• _TASK STATEMENT_
Copy exactly the lines from the first line of the records below through the line containing "const yMinorTicks = [13, 15, 17, 19, 21, 23];", including both, and nothing else.
** Start of RECORDED INFORMATION **
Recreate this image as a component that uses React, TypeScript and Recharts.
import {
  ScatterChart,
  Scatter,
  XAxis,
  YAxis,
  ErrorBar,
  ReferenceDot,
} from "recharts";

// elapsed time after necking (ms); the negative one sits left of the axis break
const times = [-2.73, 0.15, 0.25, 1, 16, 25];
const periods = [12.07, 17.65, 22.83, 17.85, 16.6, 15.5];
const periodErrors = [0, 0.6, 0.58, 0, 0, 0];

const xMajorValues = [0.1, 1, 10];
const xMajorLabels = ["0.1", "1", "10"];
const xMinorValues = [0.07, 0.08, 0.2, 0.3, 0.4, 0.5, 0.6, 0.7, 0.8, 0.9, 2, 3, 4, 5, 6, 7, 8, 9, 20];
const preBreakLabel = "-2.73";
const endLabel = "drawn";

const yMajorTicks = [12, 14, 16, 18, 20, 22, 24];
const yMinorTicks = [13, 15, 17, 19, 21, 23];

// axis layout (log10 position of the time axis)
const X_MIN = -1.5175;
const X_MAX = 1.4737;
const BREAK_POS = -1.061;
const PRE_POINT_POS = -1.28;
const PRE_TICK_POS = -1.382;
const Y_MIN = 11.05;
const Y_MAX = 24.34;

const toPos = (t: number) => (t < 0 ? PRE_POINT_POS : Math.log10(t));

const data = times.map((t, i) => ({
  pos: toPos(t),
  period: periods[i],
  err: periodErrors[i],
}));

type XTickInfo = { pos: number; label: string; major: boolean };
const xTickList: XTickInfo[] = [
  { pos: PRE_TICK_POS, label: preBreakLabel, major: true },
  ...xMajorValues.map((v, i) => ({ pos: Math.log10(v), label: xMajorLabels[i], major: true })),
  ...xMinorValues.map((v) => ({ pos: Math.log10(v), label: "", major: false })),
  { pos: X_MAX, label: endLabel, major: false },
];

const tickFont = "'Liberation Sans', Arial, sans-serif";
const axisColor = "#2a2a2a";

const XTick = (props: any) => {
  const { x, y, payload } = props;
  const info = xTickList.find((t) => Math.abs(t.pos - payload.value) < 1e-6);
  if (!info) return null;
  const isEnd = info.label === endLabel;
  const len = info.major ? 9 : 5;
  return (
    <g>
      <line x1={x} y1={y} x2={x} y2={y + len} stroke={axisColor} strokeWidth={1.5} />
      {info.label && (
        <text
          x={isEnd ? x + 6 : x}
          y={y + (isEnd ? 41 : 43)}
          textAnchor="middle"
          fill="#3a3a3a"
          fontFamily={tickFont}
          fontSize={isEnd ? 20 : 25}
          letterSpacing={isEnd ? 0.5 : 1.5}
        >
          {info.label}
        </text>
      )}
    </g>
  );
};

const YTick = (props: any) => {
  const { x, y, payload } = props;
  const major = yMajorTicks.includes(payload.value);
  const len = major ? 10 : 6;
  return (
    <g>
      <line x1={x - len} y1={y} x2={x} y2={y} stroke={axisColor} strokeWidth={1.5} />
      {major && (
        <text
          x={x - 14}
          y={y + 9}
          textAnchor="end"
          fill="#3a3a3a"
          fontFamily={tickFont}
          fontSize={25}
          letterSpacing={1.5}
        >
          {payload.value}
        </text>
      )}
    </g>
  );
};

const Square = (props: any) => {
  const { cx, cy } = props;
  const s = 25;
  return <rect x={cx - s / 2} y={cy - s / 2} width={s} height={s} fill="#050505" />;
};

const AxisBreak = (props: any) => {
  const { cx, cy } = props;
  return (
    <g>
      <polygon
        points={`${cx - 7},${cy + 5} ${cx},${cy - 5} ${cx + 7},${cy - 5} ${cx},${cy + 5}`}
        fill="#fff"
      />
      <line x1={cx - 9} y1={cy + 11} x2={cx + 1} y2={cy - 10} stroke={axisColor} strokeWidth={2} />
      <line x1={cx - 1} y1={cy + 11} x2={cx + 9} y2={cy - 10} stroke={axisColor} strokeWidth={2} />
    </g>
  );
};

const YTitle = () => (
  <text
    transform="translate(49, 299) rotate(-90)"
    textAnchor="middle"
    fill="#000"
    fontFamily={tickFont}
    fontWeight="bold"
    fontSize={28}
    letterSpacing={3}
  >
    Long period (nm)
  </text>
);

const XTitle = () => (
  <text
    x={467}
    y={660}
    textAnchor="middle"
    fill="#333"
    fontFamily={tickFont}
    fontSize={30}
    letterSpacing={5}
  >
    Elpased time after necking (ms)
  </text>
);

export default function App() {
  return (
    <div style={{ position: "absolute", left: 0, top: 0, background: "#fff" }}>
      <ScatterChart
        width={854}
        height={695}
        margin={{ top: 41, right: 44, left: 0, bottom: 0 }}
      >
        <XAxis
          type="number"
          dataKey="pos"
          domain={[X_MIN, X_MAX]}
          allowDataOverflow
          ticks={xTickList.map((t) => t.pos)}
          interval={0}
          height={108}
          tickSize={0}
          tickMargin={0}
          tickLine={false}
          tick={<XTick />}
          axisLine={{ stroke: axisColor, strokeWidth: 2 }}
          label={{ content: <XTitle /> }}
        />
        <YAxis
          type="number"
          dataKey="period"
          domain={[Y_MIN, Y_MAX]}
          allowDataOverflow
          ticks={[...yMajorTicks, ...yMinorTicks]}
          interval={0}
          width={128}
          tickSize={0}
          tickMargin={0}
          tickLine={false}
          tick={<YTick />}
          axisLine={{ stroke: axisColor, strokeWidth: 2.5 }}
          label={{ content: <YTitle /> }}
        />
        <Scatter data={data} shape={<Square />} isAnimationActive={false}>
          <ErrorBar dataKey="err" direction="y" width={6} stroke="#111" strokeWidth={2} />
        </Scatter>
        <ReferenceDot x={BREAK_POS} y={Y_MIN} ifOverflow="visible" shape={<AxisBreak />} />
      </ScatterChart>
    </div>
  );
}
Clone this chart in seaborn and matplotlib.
** End of RECORDED INFORMATION **
• _TASK RESPONSE_
Recreate this image as a component that uses React, TypeScript and Recharts.
import {
  ScatterChart,
  Scatter,
  XAxis,
  YAxis,
  ErrorBar,
  ReferenceDot,
} from "recharts";

// elapsed time after necking (ms); the negative one sits left of the axis break
const times = [-2.73, 0.15, 0.25, 1, 16, 25];
const periods = [12.07, 17.65, 22.83, 17.85, 16.6, 15.5];
const periodErrors = [0, 0.6, 0.58, 0, 0, 0];

const xMajorValues = [0.1, 1, 10];
const xMajorLabels = ["0.1", "1", "10"];
const xMinorValues = [0.07, 0.08, 0.2, 0.3, 0.4, 0.5, 0.6, 0.7, 0.8, 0.9, 2, 3, 4, 5, 6, 7, 8, 9, 20];
const preBreakLabel = "-2.73";
const endLabel = "drawn";

const yMajorTicks = [12, 14, 16, 18, 20, 22, 24];
const yMinorTicks = [13, 15, 17, 19, 21, 23];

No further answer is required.